Editorial: EU Trade - Up Against the Deadline
Update 137. December 2009 / January 2010
At the end of January, Peruvian, Colombian and European negotiators failed to reach agreements in negotiations to create a Free Trade Agreement. With the May deadline set to sign agreements at the European Union (EU)-Latin America and Caribbean summit in Madrid fast approaching, some fancy footwork will be required to seal the deal.
In all probability this will mean concessions on the Peruvian side in their attempt to negotiate a bilateral agreement that will cover trade and investment rules. A further meeting will now probably be arranged for late this month or in March.
So far as Peru is concerned, the outstanding issues include a deal over sources of origin for fishery products caught by European boats in waters more than twelve miles from the Peruvian coast.
The agreement will apparently no longer include additional protection periods for patents on European pharmaceutical products sold in Peru. This had been a bone of contention since it would have made it more difficult for Peruvians to access cheaper generic products. Instead negotiators have settled on something similar to the FTA with the United States in which some intellectual property provisions were amended to provide greater flexibility for Peru on the issue of medicines.
Other points that could not be adequately resolved in the latest negotiating round included access into the EU market for organic bananas, rice and sugar. The agriculturalists' grouping Conveagro is concerned that the deal will damage Peruvian producers of coffee, dairy products and olive oil.
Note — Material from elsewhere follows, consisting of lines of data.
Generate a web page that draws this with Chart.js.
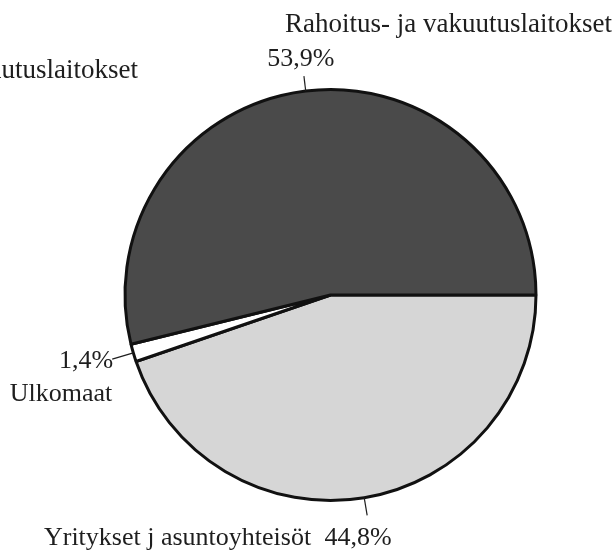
<!DOCTYPE html>
<html>
<head>
<meta charset="utf-8">
<script src="https://cdn.jsdelivr.net/npm/chart.js@4.4.0/dist/chart.umd.min.js"></script>
<style>
    html, body { margin: 0; padding: 0; background: #fff; }
    #wrap { width: 613px; height: 550px; position: relative; }
</style>
</head>
<body>
<div id="wrap"><canvas id="pieChart" width="613" height="550"></canvas></div>
<script>
// Sector shares, clockwise from 3 o'clock
const categories = ['Yritykset j asuntoyhteisöt', 'Ulkomaat', 'Rahoitus- ja vakuutuslaitokset'];
const shares = [44.8, 1.4, 53.9];
const sliceColors = ['#d6d6d6', '#ffffff', '#4a4a4a'];

const FONT = '26px "Liberation Serif", "Times New Roman", serif';
const TITLE_FONT = '27px "Liberation Serif", "Times New Roman", serif';
const INK = '#1e1e1e';

function pct(v) {
    return v.toFixed(1).replace('.', ',') + '%';
}

// Leader lines + labels, placed off each slice's mid angle
const labelPlugin = {
    id: 'sliceLabels',
    afterDraw(chart) {
        const ctx = chart.ctx;
        const arcs = chart.getDatasetMeta(0).data;
        const leaderLen = [18, 22, 15];

        ctx.save();
        ctx.font = FONT;
        ctx.fillStyle = INK;
        ctx.strokeStyle = INK;
        ctx.lineWidth = 1.2;

        const ends = arcs.map(function (arc, i) {
            const mid = (arc.startAngle + arc.endAngle) / 2;
            const cx = Math.cos(mid), cy = Math.sin(mid);
            const x0 = arc.x + cx * arc.outerRadius;
            const y0 = arc.y + cy * arc.outerRadius;
            const x1 = x0 + cx * leaderLen[i];
            const y1 = y0 + cy * leaderLen[i];
            ctx.beginPath();
            ctx.moveTo(x0, y0);
            ctx.lineTo(x1, y1);
            ctx.stroke();
            return { x: x1, y: y1 };
        });

        // Yritykset (bottom)
        ctx.textAlign = 'center';
        ctx.textBaseline = 'alphabetic';
        ctx.fillText(pct(shares[0]), ends[0].x - 9, ends[0].y + 30);
        ctx.textAlign = 'right';
        ctx.fillText(categories[0], ends[0].x - 56, ends[0].y + 30);

        // Ulkomaat (left)
        ctx.textAlign = 'right';
        ctx.fillText(pct(shares[1]), ends[1].x + 1, ends[1].y + 9);
        ctx.fillText(categories[1], ends[1].x + 0, ends[1].y + 42);

        // Rahoitus (top)
        ctx.textAlign = 'center';
        ctx.fillText(pct(shares[2]), ends[2].x - 3, ends[2].y - 10);
        ctx.font = TITLE_FONT;
        ctx.textAlign = 'right';
        ctx.fillText(categories[2], 612, 32);

        // cut-off label from the neighbouring figure
        ctx.fillText('Rahoitus- ja vakuutuslaitokset', 138, 78);
        ctx.restore();
    }
};

const ctx = document.getElementById('pieChart').getContext('2d');
const pieChart = new Chart(ctx, {
    type: 'pie',
    data: {
        labels: categories,
        datasets: [{
            data: shares,
            backgroundColor: sliceColors,
            borderColor: '#111111',
            borderWidth: 3
        }]
    },
    options: {
        responsive: false,
        animation: false,
        rotation: 90,
        layout: {
            padding: { left: 122, right: 74, top: 88, bottom: 48 }
        },
        plugins: {
            legend: { display: false },
            tooltip: { enabled: false }
        }
    },
    plugins: [labelPlugin]
});
</script>
</body>
</html>
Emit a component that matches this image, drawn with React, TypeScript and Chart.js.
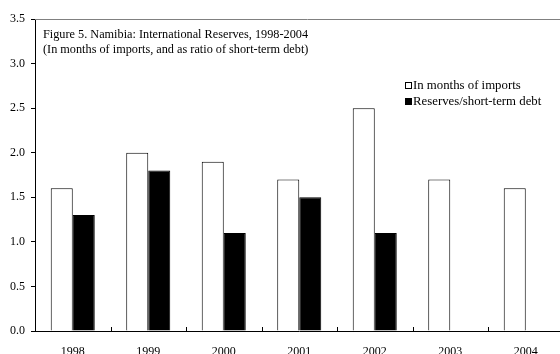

Under the Toledo and García governments, Peru has pursued an aggressive policy of trade liberalisation deals, so far mainly with Asian and North American countries. The FTA with the United States is held partly responsible for the legislation on land ownership in the Amazon region that provoked the violent confrontation between police and indigenous protestors in Bagua last year in which at least 30 people lost their lives. This appears not to have deterred the Peruvian government, since an FTA with China has been signed which is due to come into force in March in which no mention is made of environmental or labour standards.
Originally the EU-Peru FTA was supposed to be bloc-to-bloc between the EU and the Andean Community (CAN), but it proved impossible to achieve unity between the Andean countries. First, the Bolivians were reluctant to sign up to what was a purely trade liberalisation agreement. Then Ecuador withdrew from the negotiations, primarily because of disagreements with the EU over bananas, one of its key agricultural exports.
As was the case with the FTA with the United States, the FTA with the EU is partly about trade, but it is also about investment. Just as one of the attractions for American companies was the safeguards for US investors in Peru, the same is true of the EU agreement. Companies registered in EU countries have been in the vanguard in investing in Peru over the last 20 years, in the forefront those from Spain and the United Kingdom.
While framework agreements with the EU include clauses that help protect human and political rights, the trade liberalisation agreement will make it more difficult for future governments to amend investment conditions conceded to European companies. This is of particular concern in the case of extractive industries in the Amazon and highlands of Peru, many of which have trampled on the rights of peoples living in their vicinity. Future governments will find it harder to change the conditions under which extractive companies are allowed to operate.